Sans fausse note
Alsacien « en exil à Paris », le physico-chimiste Hervé This aime casser les codes. Après avoir créé la cuisine moléculaire, il a inventé la cuisine note à note, aujourd’hui mise en application par Andrea Camastra dans son restaurant de Varsovie. Tour d’horizon.
Chercheur et directeur du Centre international de Gastronomie moléculaire AgroParisTech-Inra, Hervé This est un scientifique qui a révolutionné une première fois la restauration dans les années 1980. Père spirituel du mythique Ferran Adrià1, il a « rénové en profondeur les techniques culinaires, ce qui a engendré une rénovation stylistique. La cuisine moléculaire s’est imposée partout. On trouve mon œuf parfait sur toute la planète aujourd’hui », résume-t-il. « Mais tout cela n’a plus qu’un intérêt historique, Il faut voir plus loin. »
Demain
Pour le scientifique, l’avenir se construit note à note : « La cuisine moléculaire renouvelait les techniques, mais on utilisait encore des fruits, des légumes, des viandes ou des poissons. J’ai imaginé un art de synthèse. En musique avec un synthétiseur, plus besoin de violons, de trombones ou de flûtes. Je propose de prendre des composés purs – qui, assemblés d’une certaine manière forment les aliments – pour construire des plats. C’est la cuisine note à note », s’enthousiasme-t-il. Science- fiction ? Pas pour le chercheur qui a eu l’idée d’utiliser des « briques élémentaires » comme le limonène, un hydrocarbure terpénique (C10H16) dont l’odeur rappelle les agrumes ou le sotolon, lactone (C6H8O3) aux arômes de noix. En explorant les combinaisons multiples de ces éléments, poudres ou liquides, on obtient une « infinité de possibles ». Hervé This a aujourd’hui les mêmes détracteurs qu’hier qui ont « les mêmes arguments pourris : “vous allez nous empoisonner”. Il fallait les entendre lorsque je proposais d’utiliser de l’azote liquide ou de d’alginate de sodium2 ! Comme je n’ai rien à vendre, je n’en ai rien à faire. Ce qui m’intéresse c’est l’avenir. En 2050, il y aura 10 milliards de personnes sur la planète : ne pas transporter des fruits ou des légumes (composés à 95% d’eau) sera essentiel ! »
Aujourd’hui
« On a l’Amérique devant nous et nous sommes à la Renaissance », affirme Hervé This : « Je demande à mes copains cuisiniers s’ils ont envie de faire la traversée ou s’ils préfèrent rester dans le vieux monde ». Si Pierre Gagnaire est fan, il faut aujourd’hui faire le voyage de Varsovie pour manger note à note.

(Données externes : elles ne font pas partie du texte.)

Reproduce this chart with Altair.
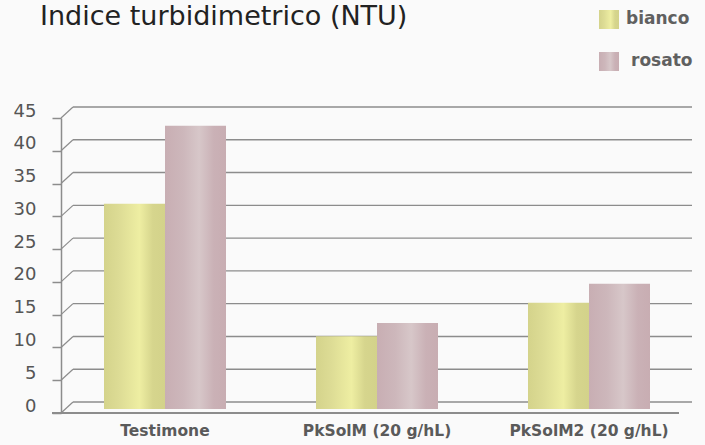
import altair as alt
import pandas as pd

categories = ["Testimone", "PkSolM (20 g/hL)", "PkSolM2 (20 g/hL)"]
bianco = [31.3, 11.1, 16.2]
rosato = [43.2, 13.1, 19.1]
y_ticks = [0, 5, 10, 15, 20, 25, 30, 35, 40, 45]
series = ["bianco", "rosato"]
title_text = "Indice turbidimetrico (NTU)"

FONT = "DejaVu Sans"
GRID = "#8c8c8c"

df_b = pd.DataFrame({"cat": categories, "val": bianco})
df_r = pd.DataFrame({"cat": categories, "val": rosato})
df_t = pd.DataFrame({"val": y_ticks})

grad_b = alt.LinearGradient(
    gradient="linear", x1=0, x2=1, y1=0, y2=0,
    stops=[
        alt.GradientStop(color="#d4d38b", offset=0),
        alt.GradientStop(color="#dddc95", offset=0.25),
        alt.GradientStop(color="#eeeea2", offset=0.58),
        alt.GradientStop(color="#d6d58d", offset=0.8),
        alt.GradientStop(color="#d3d28a", offset=1),
    ],
)
grad_r = alt.LinearGradient(
    gradient="linear", x1=0, x2=1, y1=0, y2=0,
    stops=[
        alt.GradientStop(color="#c8aeb3", offset=0),
        alt.GradientStop(color="#cdb7bb", offset=0.3),
        alt.GradientStop(color="#d7c7c9", offset=0.56),
        alt.GradientStop(color="#cab1b6", offset=0.8),
        alt.GradientStop(color="#c8adb2", offset=1),
    ],
)

yscale = alt.Scale(domain=[0, 45], nice=False)
xscale = alt.Scale(domain=categories, range=[-2, 634], paddingInner=0.42, paddingOuter=0.21)

yaxis = alt.Axis(values=y_ticks, grid=False, domainColor=GRID, domainWidth=1.5,
                 tickColor=GRID, tickWidth=1.5, tickSize=9, labelFont=FONT,
                 labelFontSize=18, labelColor="#555555", labelPadding=16,
                 labelOffset=-7)
xaxis = alt.Axis(domain=False, ticks=False, labelAngle=0, labelFont=FONT,
                 labelFontSize=15.5, labelFontWeight="bold", labelColor="#5a5a5a",
                 labelPadding=10)


def yenc():
    return alt.Y("val:Q", scale=yscale, axis=yaxis, title=None)


def xenc():
    return alt.X("cat:N", sort=categories, scale=xscale, axis=xaxis, title=None)


# back-wall gridlines
grid = alt.Chart(df_t).mark_rule(color=GRID, strokeWidth=1.4, yOffset=-11).encode(
    y=yenc(),
    x=alt.value(12), x2=alt.value(631),
)
# slanted side-wall connectors
slant = alt.Chart(df_t).mark_rule(color=GRID, strokeWidth=1.2, yOffset=0, y2Offset=-11).encode(
    y=yenc(),
    y2="val:Q",
    x=alt.value(0), x2=alt.value(12),
)
# floor front line
floor = alt.Chart(df_t).mark_rule(color=GRID, strokeWidth=2.2).encode(
    x=alt.value(-9), x2=alt.value(618), y=alt.value(295),
)

bars_b = alt.Chart(df_b).mark_bar(color=grad_b, width=61, xOffset=-30.5, yOffset=-4, y2Offset=-4).encode(
    x=xenc(), y=yenc(), y2=alt.datum(0),
)
bars_r = alt.Chart(df_r).mark_bar(color=grad_r, width=61, xOffset=30.5, yOffset=-4, y2Offset=-4).encode(
    x=xenc(), y=yenc(), y2=alt.datum(0),
)

# title
title = alt.Chart(pd.DataFrame({"t": [title_text]})).mark_text(
    font=FONT, fontSize=27, color="#222222", align="left", baseline="alphabetic",
).encode(text="t:N", x=alt.value(-21), y=alt.value(-93))

# manual legend
leg_b_sq = alt.Chart(pd.DataFrame({"s": [series[0]]})).mark_rect(color=grad_b).encode(
    x=alt.value(538), x2=alt.value(558), y=alt.value(-108), y2=alt.value(-89))
leg_r_sq = alt.Chart(pd.DataFrame({"s": [series[1]]})).mark_rect(color=grad_r).encode(
    x=alt.value(538), x2=alt.value(558), y=alt.value(-66), y2=alt.value(-47))
leg_b_tx = alt.Chart(pd.DataFrame({"s": [series[0]]})).mark_text(
    font=FONT, fontSize=17, fontWeight="bold", color="#606060", align="left", baseline="middle",
).encode(text="s:N", x=alt.value(565), y=alt.value(-99))
leg_r_tx = alt.Chart(pd.DataFrame({"s": [series[1]]})).mark_text(
    font=FONT, fontSize=17, fontWeight="bold", color="#606060", align="left", baseline="middle",
).encode(text="s:N", x=alt.value(570), y=alt.value(-57))

chart = alt.layer(
    grid, slant, floor, bars_b, bars_r, title, leg_b_sq, leg_r_sq, leg_b_tx, leg_r_tx
).properties(
    width=629, height=295,
    autosize=alt.AutoSizeParams(type="none"),
    padding={"left": 61, "top": 118, "right": 15, "bottom": 32},
    background="#fafafa",
).configure_view(strokeWidth=0)

chart.save("out.html", embed_options={"renderer": "svg", "actions": False})
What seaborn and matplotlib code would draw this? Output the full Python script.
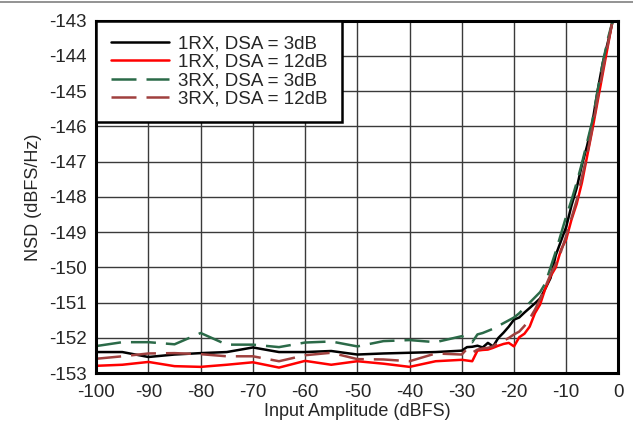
import numpy as np
import pandas as pd
import matplotlib
matplotlib.use("Agg")
import matplotlib.pyplot as plt
import seaborn as sns

# ------------------------
# Data
# ------------------------
x_pts = [-100, -95, -90, -85, -80, -75, -70, -65, -60, -55, -50, -45, -40, -35,
         -30, -29, -28, -27, -26, -25, -24, -23, -22, -21, -20, -19, -18, -17,
         -16, -15, -14, -13, -12, -11, -10, -9, -8, -7, -6, -5, -4, -3, -2, -1]

nsd_1rx_3db = [-152.40, -152.40, -152.54, -152.47, -152.43, -152.40, -152.27, -152.40,
               -152.40, -152.37, -152.47, -152.44, -152.42, -152.40,
               -152.36, -152.26, -152.25, -152.22, -152.27, -152.14, -152.24, -152.00,
               -151.85, -151.68, -151.48, -151.42, -151.28, -151.15, -151.02, -150.88,
               -150.60, -150.30, -149.65, -149.25, -148.85, -148.25, -147.75, -147.10,
               -146.55, -145.90, -145.00, -144.20, -143.60, -142.95]

nsd_1rx_12db = [-152.79, -152.76, -152.68, -152.80, -152.82, -152.76, -152.69, -152.84,
                -152.65, -152.76, -152.66, -152.73, -152.82, -152.66,
                -152.62, -152.64, -152.66, -152.36, -152.34, -152.33, -152.28, -152.22,
                -152.17, -152.14, -152.24, -151.98, -151.88, -151.68, -151.30, -151.05,
                -150.60, -150.25, -150.00, -149.50, -149.20, -148.65, -148.20, -147.60,
                -146.85, -146.10, -145.30, -144.50, -143.70, -142.90]

nsd_3rx_3db = [-152.23, -152.12, -152.12, -152.18, -151.86, -152.19, -152.19, -152.26,
               -152.13, -152.10, -152.24, -152.09, -152.06, -152.12,
               -151.95, -152.02, -152.12, -151.90, -151.86, -151.80, -151.74, -151.66,
               -151.58, -151.50, -151.42, -151.30, -151.15, -151.00, -150.85, -150.70,
               -150.45, -150.00, -149.55, -149.05, -148.55, -148.10, -147.60, -147.05,
               -146.45, -145.85, -145.00, -144.20, -143.50, -142.95]

nsd_3rx_12db = [-152.59, -152.52, -152.44, -152.43, -152.46, -152.52, -152.52, -152.66,
                -152.49, -152.42, -152.60, -152.61, -152.66, -152.44,
                -152.47, -152.31, -152.42, -152.33, -152.30, -152.28, -152.24, -152.12,
                -152.08, -152.00, -151.90, -151.82, -151.66, -151.45, -151.20, -150.90,
                -150.55, -150.20, -149.90, -149.55, -149.10, -148.60, -148.10, -147.45,
                -146.80, -146.05, -145.20, -144.40, -143.65, -142.90]

labels = ["1RX, DSA = 3dB", "1RX, DSA = 12dB", "3RX, DSA = 3dB", "3RX, DSA = 12dB"]
x_ticks = [-100, -90, -80, -70, -60, -50, -40, -30, -20, -10, 0]
y_ticks = [-153, -152, -151, -150, -149, -148, -147, -146, -145, -144, -143]

# ------------------------
# Long-form table for seaborn
# ------------------------
frames = []
for lab, vals in zip(labels, [nsd_1rx_3db, nsd_1rx_12db, nsd_3rx_3db, nsd_3rx_12db]):
    frames.append(pd.DataFrame({"x": x_pts, "nsd": vals, "series": lab}))
df = pd.concat(frames, ignore_index=True)

palette = {labels[0]: "#000000", labels[1]: "#ff0000",
           labels[2]: "#2b6a48", labels[3]: "#a0403e"}
dashes = {labels[0]: "", labels[1]: "",
          labels[2]: (10, 4), labels[3]: (10, 4)}

# ------------------------
# Plot
# ------------------------
sns.set_style("white")
plt.rcParams["font.family"] = ["Liberation Sans", "DejaVu Sans"]
plt.rcParams["axes.unicode_minus"] = False

fig = plt.figure(figsize=(6.33, 4.28), dpi=100)
ax = fig.add_axes([0.152, 0.128, 0.825, 0.824])

sns.lineplot(data=df, x="x", y="nsd", hue="series", style="series",
             palette=palette, dashes=dashes, linewidth=1.8,
             estimator=None, sort=False, ax=ax, legend=True)

ax.set_xlim(-100, 0)
ax.set_ylim(-153, -143)
ax.set_xticks(x_ticks)
ax.set_yticks(y_ticks)
ax.tick_params(axis="both", labelsize=13.5, length=0)
ax.tick_params(axis="x", pad=8)
ax.tick_params(axis="y", pad=7)
ax.grid(True, color="#3a3a3a", linewidth=1.0)
ax.set_axisbelow(True)
for sp in ax.spines.values():
    sp.set_color("black")
    sp.set_linewidth(2.2)

ax.set_xlabel("Input Amplitude (dBFS)", fontsize=13, labelpad=1.5)
ax.set_ylabel("NSD (dBFS/Hz)", fontsize=13, labelpad=5)

handles, _ = ax.get_legend_handles_labels()
leg = ax.legend(handles=handles, labels=labels, loc="upper left",
                bbox_to_anchor=(0, 1), borderaxespad=0, fontsize=13.5,
                frameon=True, fancybox=False, framealpha=1, edgecolor="black",
                handlelength=3.1, handletextpad=0.45, labelspacing=0.06,
                borderpad=0.8)
leg.get_frame().set_linewidth(1.8)

# thin rule along the top of the figure
fig.add_artist(plt.Line2D([0, 1], [0.996, 0.996], color="#808080", linewidth=1.2))

plt.savefig("out.png", dpi=100)
plt.close()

Nous nous sommes donc rendus chez l’ambassadeur de cette nouvelle cuisine, le chef franco-italien Andrea Camastra, un des deux étoilés au Guide Michelin du pays. Hervé This « m’a permis de découvrir une nouvelle philosophie de vie », nous explique-t-il dans la salle ultra-contemporaine de son restaurant nommé Senses. « Je ne suis pas contre la tradition, mais bien souvent la tradition détruit les potentialités gustatives », balance- t-il dans un sourire. « Je veux maximiser les sensations, créer des formes culinaires artistiques uniques et surprenantes dans leur apparence, leur texture et leur goût. Avec cette cuisine, tout est désormais possible. » Depuis un an et demi, il expérimente sans relâche, entre son labo high-tech et sa cuisine. Créateur instinctif, il livre une partition éblouissante, entre références polonaises af rmées et contemporanéité sans attaches où il transfigure le pierogi – ravioli traditionnel – accompagné d’un cinglant borsch rouge. Volubile, Andrea commente chaque plat, de surprenants « fromages où il n’y a pas de fromage », se marre-t-il (et pourtant le bleu a une fragrance incroyable en bouche) ou apple pie new style. On demeure scotchés par certains goûts d’outre espace ou des structures arachnéenno-aériennes : il se passe quelque chose à Varsovie… Certains l’on bien compris, décidant d’aller jeter un coup d’œil, comme Julien Binz (une Étoile à Ammerschwihr) : s’il ne s’agit pas pour lui de se mettre à 100% à la cuisine notre à note, car il demeure « très attaché au produit », le chef alsacien est convaincu de « pouvoir y apprendre bien des choses qui feront progresser [s]a pratique et permettront d’explorer de nouvelles potentialités du goût ». Affaire à suivre de près…
Ouvert le soir du lundi au samedi.
Menus de 290 à 550 PLN (de 70 à 130 €, environ)
sensesrestaurant.pl
1 Chef du restaurant El Bulli (fermé en 2011)
2 Gélifiant naturel issu d’algues brunes.